Mr. Eggar: My hon. Friend has made an interesting suggestion, and it may be one of the things that the Greenbury committee will consider.

Post Office

3. Mrs. Roche: To ask the President of the Board of Trade how many post offices now have agency status.

The Parliamentary Under-Secretary of State for Industry and Energy (Mr. Richard Page): A total of 18,960

Mrs. Roche: Given that more than 1,300 people in my constituency have signed a petition opposing the change to agency status at Muswell Hill post office and that the senior area manager in charge of that post office has told me that he does not know of one person who supports the change, why are the Government foisting that change on my constituents and on people up and down the country?

Mr. Page: Any proposal to change from Crown to agency status is the decision of Post Office Counters. May I give the hon. Lady a little hope for the future? When such a conversion takes place, an independent survey is made immediately and in 99 per cent. of cases the public have deemed themselves generally satisfied with the move.

Mr. McLoughlin: May I welcome my hon. Friend to his new post? He is absolutely right to say that conversions of Crown post offices have been generally accepted. Will he confirm that one of the usual benefits of the conversion policy is that post offices under agency status open longer and give a far better service to the public? Will he not be distracted by the synthetic strike action which failed miserably this week?

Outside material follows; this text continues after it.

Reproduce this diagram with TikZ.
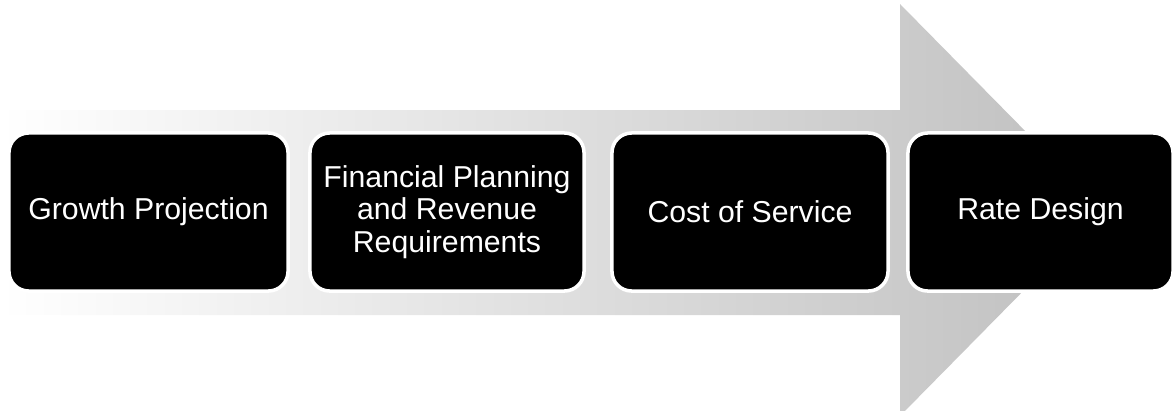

Mr. Page: I thank my hon. Friend for those kind words. He is right; Monday's strike was a miserable flop. Only 75 Crown post offices shut, while 740 stayed open--and of course, the 18,960 agency post offices were still there to provide service to the customer. Moreover, the proof of the pudding is in the eating: when conversions take place, we find that the level of trade increases.

Manufacturing Industry

4. Mr. Ronnie Campbell: To ask the President of the Board of Trade what proportion of gross domestic product was invested in manufacturing industry in 1993.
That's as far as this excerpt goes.